_What to work on_. In the material below, please retype the lines from the very first through the one with "ax.set_facecolor('white')", exactly and without pictures.

_Data extract_.
____________________
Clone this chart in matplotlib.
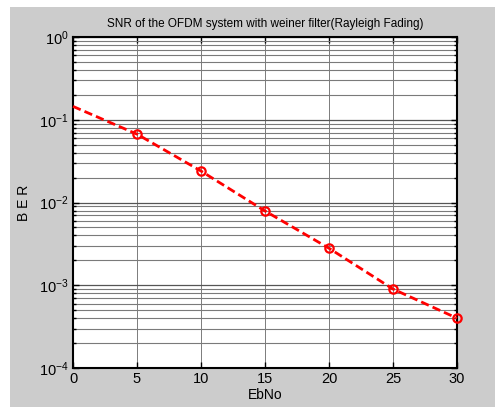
import matplotlib
matplotlib.use('Agg')
import matplotlib.pyplot as plt
from matplotlib.patches import Rectangle
from matplotlib.ticker import LogLocator, FixedLocator

plt.rcParams['font.family'] = ['Liberation Sans', 'DejaVu Sans']
plt.rcParams['mathtext.fontset'] = 'custom'
plt.rcParams['mathtext.rm'] = 'Liberation Sans'
plt.rcParams['mathtext.it'] = 'Liberation Sans'

# valores
ebno = [0, 5, 10, 15, 20, 25, 30]
ber = [0.145, 0.067, 0.024, 0.0079, 0.0028, 0.0009, 0.0004]
xticks = [0, 5, 10, 15, 20, 25, 30]

fig = plt.figure(figsize=(4.95, 4.07), dpi=100, facecolor='white')
fig.patches.append(Rectangle((10 / 495, 0), 1, 1 - 7 / 407, transform=fig.transFigure,
                             facecolor='#cccccc', edgecolor='none', zorder=-10))

ax = fig.add_axes([73 / 495, 1 - 368 / 407, (457 - 73) / 495, (368 - 37) / 407])
ax.set_facecolor('white')

ax.plot(ebno, ber, color='red', linestyle='--', linewidth=2, dashes=(3, 1.5),
        marker='o', markevery=slice(1, None), markersize=6,
        markerfacecolor='none', markeredgecolor='red', markeredgewidth=1.6,
        clip_on=False, zorder=5)

ax.set_yscale('log')
ax.set_xlim(0, 30)
ax.set_ylim(1e-4, 1)
ax.xaxis.set_major_locator(FixedLocator(xticks))
ax.yaxis.set_major_locator(LogLocator(base=10, numticks=10))
ax.yaxis.set_minor_locator(LogLocator(base=10, subs=range(2, 10), numticks=10))

ax.grid(True, which='major', axis='x', color='#666666', linewidth=0.6, linestyle='-')
ax.grid(True, which='major', axis='y', color='#555555', linewidth=0.9, linestyle='-')
ax.grid(True, which='minor', axis='y', color='#7a7a7a', linewidth=0.8, linestyle='-')

ax.tick_params(which='both', direction='in', top=True, right=True, labelsize=10.5,
               colors='black', pad=3)
ax.tick_params(which='major', length=4, width=1)
ax.tick_params(which='minor', length=2.5, width=1)
for s in ax.spines.values():
    s.set_linewidth(1.5)

ax.set_title('SNR of the OFDM system with weiner filter(Rayleigh Fading)', fontsize=8.5, pad=7)
ax.set_xlabel('EbNo', fontsize=10, labelpad=1)
ax.set_ylabel('B E R', fontsize=10, labelpad=6)

fig.savefig('out.png', dpi=100, facecolor=fig.get_facecolor())
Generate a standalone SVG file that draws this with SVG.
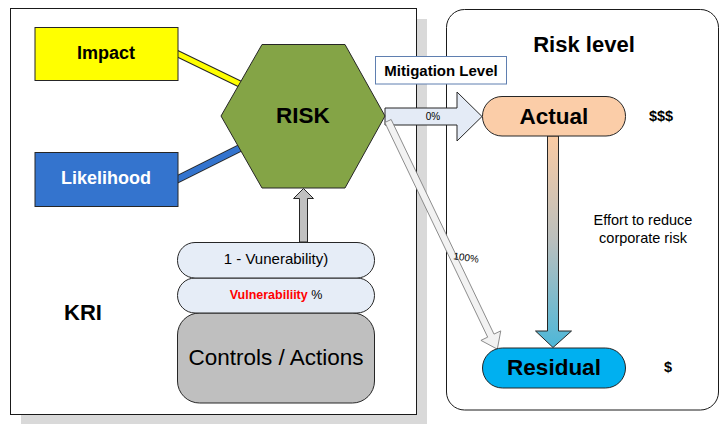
____________________
_Answer for this exercise_.
Clone this chart in matplotlib.
import matplotlib
matplotlib.use('Agg')
import matplotlib.pyplot as plt
from matplotlib.patches import Rectangle
from matplotlib.ticker import LogLocator, FixedLocator

plt.rcParams['font.family'] = ['Liberation Sans', 'DejaVu Sans']
plt.rcParams['mathtext.fontset'] = 'custom'
plt.rcParams['mathtext.rm'] = 'Liberation Sans'
plt.rcParams['mathtext.it'] = 'Liberation Sans'

# valores
ebno = [0, 5, 10, 15, 20, 25, 30]
ber = [0.145, 0.067, 0.024, 0.0079, 0.0028, 0.0009, 0.0004]
xticks = [0, 5, 10, 15, 20, 25, 30]

fig = plt.figure(figsize=(4.95, 4.07), dpi=100, facecolor='white')
fig.patches.append(Rectangle((10 / 495, 0), 1, 1 - 7 / 407, transform=fig.transFigure,
                             facecolor='#cccccc', edgecolor='none', zorder=-10))

ax = fig.add_axes([73 / 495, 1 - 368 / 407, (457 - 73) / 495, (368 - 37) / 407])
ax.set_facecolor('white')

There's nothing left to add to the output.